-- begin INFORMATION SUPPLIED --
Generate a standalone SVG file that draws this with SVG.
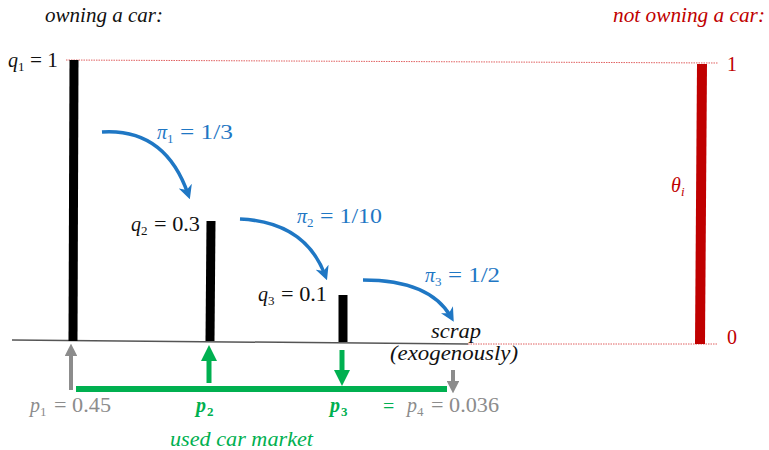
<svg xmlns="http://www.w3.org/2000/svg" width="769" height="450" viewBox="0 0 769 450">
<style>
text{font-family:"Liberation Serif","Times New Roman",serif;font-size:20px}
.it{font-style:italic}
.sb{font-size:13px}
.blk{fill:#111}
.red{fill:#C00000}
.blu{fill:#1F77C4}
.grn{fill:#00B050}
.gry{fill:#8C8C8C}
.bar{stroke:#000;stroke-width:9}
.flow{fill:none;stroke:#1F77C4;stroke-width:3.5}
</style>
<defs>
<marker id="ab" viewBox="0 0 10 10" refX="6" refY="5" markerWidth="4" markerHeight="4" orient="auto"><path d="M0,0 L10,5 L0,10 L3,5 z" fill="#1F77C4"/></marker>
<marker id="ag" viewBox="0 0 10 10" refX="5" refY="5" markerWidth="3.2" markerHeight="3.2" orient="auto"><path d="M0,0 L10,5 L0,10 z" fill="#00B050"/></marker>
<marker id="ay" viewBox="0 0 10 10" refX="5" refY="5" markerWidth="3.2" markerHeight="3.2" orient="auto"><path d="M0,0 L10,5 L0,10 z" fill="#8C8C8C"/></marker>
</defs>
<g id="axes">
<line x1="12" y1="340" x2="468" y2="344" stroke="#555" stroke-width="1.5"/>
<line x1="468" y1="344" x2="718" y2="344" stroke="#E06060" stroke-width="1" stroke-dasharray="1.5,1"/>
<line x1="66" y1="60" x2="718" y2="63" stroke="#E06060" stroke-width="1" stroke-dasharray="1.5,1"/>
</g>
<text x="45" y="22" class="it blk" font-size="19" textLength="118" lengthAdjust="spacingAndGlyphs">owning a car:</text>
<text x="765" y="22" class="it red" font-size="19" text-anchor="end" textLength="152" lengthAdjust="spacingAndGlyphs">not owning a car:</text>
<g id="bar1"><line x1="74" y1="60" x2="73" y2="341" class="bar"/><text x="8" y="67" class="it blk">q</text><text x="18" y="71" class="blk sb">1</text><text x="30" y="67" class="blk" textLength="28" lengthAdjust="spacingAndGlyphs">= 1</text></g>
<g id="bar2"><line x1="211" y1="221" x2="210" y2="341" class="bar"/><text x="131" y="231" class="it blk">q</text><text x="141" y="235" class="blk sb">2</text><text x="154" y="231" class="blk" textLength="46" lengthAdjust="spacingAndGlyphs">= 0.3</text></g>
<g id="bar3"><line x1="343" y1="295" x2="343" y2="342" class="bar"/><text x="258" y="301" class="it blk">q</text><text x="268" y="305" class="blk sb">3</text><text x="281" y="301" class="blk" textLength="46" lengthAdjust="spacingAndGlyphs">= 0.1</text></g>
<g id="theta"><line x1="702" y1="64" x2="700" y2="344" stroke="#C00000" stroke-width="10"/><text x="727" y="71" class="red">1</text><text x="727" y="344" class="red">0</text><text x="671" y="192" class="it red">θ</text><text x="681" y="196" class="it red sb">i</text></g>
<g id="scrap"><text x="431" y="338" class="it blk" font-size="19" textLength="50" lengthAdjust="spacingAndGlyphs">scrap</text><text x="390" y="360" class="it blk" font-size="19" textLength="128" lengthAdjust="spacingAndGlyphs">(exogenously)</text></g>
<g id="connectors">
<path d="M102,132 Q165,128 188,194" class="flow" marker-end="url(#ab)"/>
<path d="M240,219 Q305,222 325,275" class="flow" marker-end="url(#ab)"/>
<path d="M363,280 Q430,280 451,317" class="flow" marker-end="url(#ab)"/>
<line x1="71" y1="390" x2="71" y2="350" stroke="#8C8C8C" stroke-width="4" marker-end="url(#ay)"/>
<line x1="76" y1="389" x2="447" y2="389" stroke="#00B050" stroke-width="6"/>
<line x1="209" y1="383" x2="209" y2="353" stroke="#00B050" stroke-width="5" marker-end="url(#ag)"/>
<line x1="342" y1="350" x2="342" y2="378" stroke="#00B050" stroke-width="5" marker-end="url(#ag)"/>
<line x1="453" y1="370" x2="453" y2="387" stroke="#8C8C8C" stroke-width="4" marker-end="url(#ay)"/>
</g>
<g id="labels">
<text x="157" y="139" class="it blu">π</text><text x="167" y="143" class="blu sb">1</text><text x="180" y="139" class="blu" textLength="53" lengthAdjust="spacingAndGlyphs">= 1/3</text>
<text x="297" y="223" class="it blu">π</text><text x="307" y="227" class="blu sb">2</text><text x="320" y="223" class="blu" textLength="62" lengthAdjust="spacingAndGlyphs">= 1/10</text>
<text x="425" y="282" class="it blu">π</text><text x="435" y="286" class="blu sb">3</text><text x="448" y="282" class="blu" textLength="52" lengthAdjust="spacingAndGlyphs">= 1/2</text>
<text x="30" y="412" class="it gry">p</text><text x="40" y="416" class="gry sb">1</text><text x="54" y="412" class="gry" textLength="57" lengthAdjust="spacingAndGlyphs">= 0.45</text>
<text x="196" y="412" class="it grn" font-weight="bold">p</text><text x="207" y="416" class="grn sb" font-weight="bold">2</text>
<text x="330" y="412" class="it grn" font-weight="bold">p</text><text x="341" y="416" class="grn sb" font-weight="bold">3</text>
<text x="383" y="413" class="grn" font-size="10">=</text>
<text x="407" y="412" class="it gry">p</text><text x="417" y="416" class="gry sb">4</text><text x="431" y="412" class="gry" textLength="68" lengthAdjust="spacingAndGlyphs">= 0.036</text>
<text x="170" y="446" class="it grn" font-size="19" textLength="143" lengthAdjust="spacingAndGlyphs">used car market</text>
</g>
</svg>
-- end INFORMATION SUPPLIED --
* **TASK GOAL**: Except for the pictures, print the data above exactly.

* **OUTPUT FOR THIS TASK**:
Generate a standalone SVG file that draws this with SVG.
<svg xmlns="http://www.w3.org/2000/svg" width="769" height="450" viewBox="0 0 769 450">
<style>
text{font-family:"Liberation Serif","Times New Roman",serif;font-size:20px}
.it{font-style:italic}
.sb{font-size:13px}
.blk{fill:#111}
.red{fill:#C00000}
.blu{fill:#1F77C4}
.grn{fill:#00B050}
.gry{fill:#8C8C8C}
.bar{stroke:#000;stroke-width:9}
.flow{fill:none;stroke:#1F77C4;stroke-width:3.5}
</style>
<defs>
<marker id="ab" viewBox="0 0 10 10" refX="6" refY="5" markerWidth="4" markerHeight="4" orient="auto"><path d="M0,0 L10,5 L0,10 L3,5 z" fill="#1F77C4"/></marker>
<marker id="ag" viewBox="0 0 10 10" refX="5" refY="5" markerWidth="3.2" markerHeight="3.2" orient="auto"><path d="M0,0 L10,5 L0,10 z" fill="#00B050"/></marker>
<marker id="ay" viewBox="0 0 10 10" refX="5" refY="5" markerWidth="3.2" markerHeight="3.2" orient="auto"><path d="M0,0 L10,5 L0,10 z" fill="#8C8C8C"/></marker>
</defs>
<g id="axes">
<line x1="12" y1="340" x2="468" y2="344" stroke="#555" stroke-width="1.5"/>
<line x1="468" y1="344" x2="718" y2="344" stroke="#E06060" stroke-width="1" stroke-dasharray="1.5,1"/>
<line x1="66" y1="60" x2="718" y2="63" stroke="#E06060" stroke-width="1" stroke-dasharray="1.5,1"/>
</g>
<text x="45" y="22" class="it blk" font-size="19" textLength="118" lengthAdjust="spacingAndGlyphs">owning a car:</text>
<text x="765" y="22" class="it red" font-size="19" text-anchor="end" textLength="152" lengthAdjust="spacingAndGlyphs">not owning a car:</text>
<g id="bar1"><line x1="74" y1="60" x2="73" y2="341" class="bar"/><text x="8" y="67" class="it blk">q</text><text x="18" y="71" class="blk sb">1</text><text x="30" y="67" class="blk" textLength="28" lengthAdjust="spacingAndGlyphs">= 1</text></g>
<g id="bar2"><line x1="211" y1="221" x2="210" y2="341" class="bar"/><text x="131" y="231" class="it blk">q</text><text x="141" y="235" class="blk sb">2</text><text x="154" y="231" class="blk" textLength="46" lengthAdjust="spacingAndGlyphs">= 0.3</text></g>
<g id="bar3"><line x1="343" y1="295" x2="343" y2="342" class="bar"/><text x="258" y="301" class="it blk">q</text><text x="268" y="305" class="blk sb">3</text><text x="281" y="301" class="blk" textLength="46" lengthAdjust="spacingAndGlyphs">= 0.1</text></g>
<g id="theta"><line x1="702" y1="64" x2="700" y2="344" stroke="#C00000" stroke-width="10"/><text x="727" y="71" class="red">1</text><text x="727" y="344" class="red">0</text><text x="671" y="192" class="it red">θ</text><text x="681" y="196" class="it red sb">i</text></g>
<g id="scrap"><text x="431" y="338" class="it blk" font-size="19" textLength="50" lengthAdjust="spacingAndGlyphs">scrap</text><text x="390" y="360" class="it blk" font-size="19" textLength="128" lengthAdjust="spacingAndGlyphs">(exogenously)</text></g>
<g id="connectors">
<path d="M102,132 Q165,128 188,194" class="flow" marker-end="url(#ab)"/>
<path d="M240,219 Q305,222 325,275" class="flow" marker-end="url(#ab)"/>
<path d="M363,280 Q430,280 451,317" class="flow" marker-end="url(#ab)"/>
<line x1="71" y1="390" x2="71" y2="350" stroke="#8C8C8C" stroke-width="4" marker-end="url(#ay)"/>
<line x1="76" y1="389" x2="447" y2="389" stroke="#00B050" stroke-width="6"/>
<line x1="209" y1="383" x2="209" y2="353" stroke="#00B050" stroke-width="5" marker-end="url(#ag)"/>
<line x1="342" y1="350" x2="342" y2="378" stroke="#00B050" stroke-width="5" marker-end="url(#ag)"/>
<line x1="453" y1="370" x2="453" y2="387" stroke="#8C8C8C" stroke-width="4" marker-end="url(#ay)"/>
</g>
<g id="labels">
<text x="157" y="139" class="it blu">π</text><text x="167" y="143" class="blu sb">1</text><text x="180" y="139" class="blu" textLength="53" lengthAdjust="spacingAndGlyphs">= 1/3</text>
<text x="297" y="223" class="it blu">π</text><text x="307" y="227" class="blu sb">2</text><text x="320" y="223" class="blu" textLength="62" lengthAdjust="spacingAndGlyphs">= 1/10</text>
<text x="425" y="282" class="it blu">π</text><text x="435" y="286" class="blu sb">3</text><text x="448" y="282" class="blu" textLength="52" lengthAdjust="spacingAndGlyphs">= 1/2</text>
<text x="30" y="412" class="it gry">p</text><text x="40" y="416" class="gry sb">1</text><text x="54" y="412" class="gry" textLength="57" lengthAdjust="spacingAndGlyphs">= 0.45</text>
<text x="196" y="412" class="it grn" font-weight="bold">p</text><text x="207" y="416" class="grn sb" font-weight="bold">2</text>
<text x="330" y="412" class="it grn" font-weight="bold">p</text><text x="341" y="416" class="grn sb" font-weight="bold">3</text>
<text x="383" y="413" class="grn" font-size="10">=</text>
<text x="407" y="412" class="it gry">p</text><text x="417" y="416" class="gry sb">4</text><text x="431" y="412" class="gry" textLength="68" lengthAdjust="spacingAndGlyphs">= 0.036</text>
<text x="170" y="446" class="it grn" font-size="19" textLength="143" lengthAdjust="spacingAndGlyphs">used car market</text>
</g>
</svg>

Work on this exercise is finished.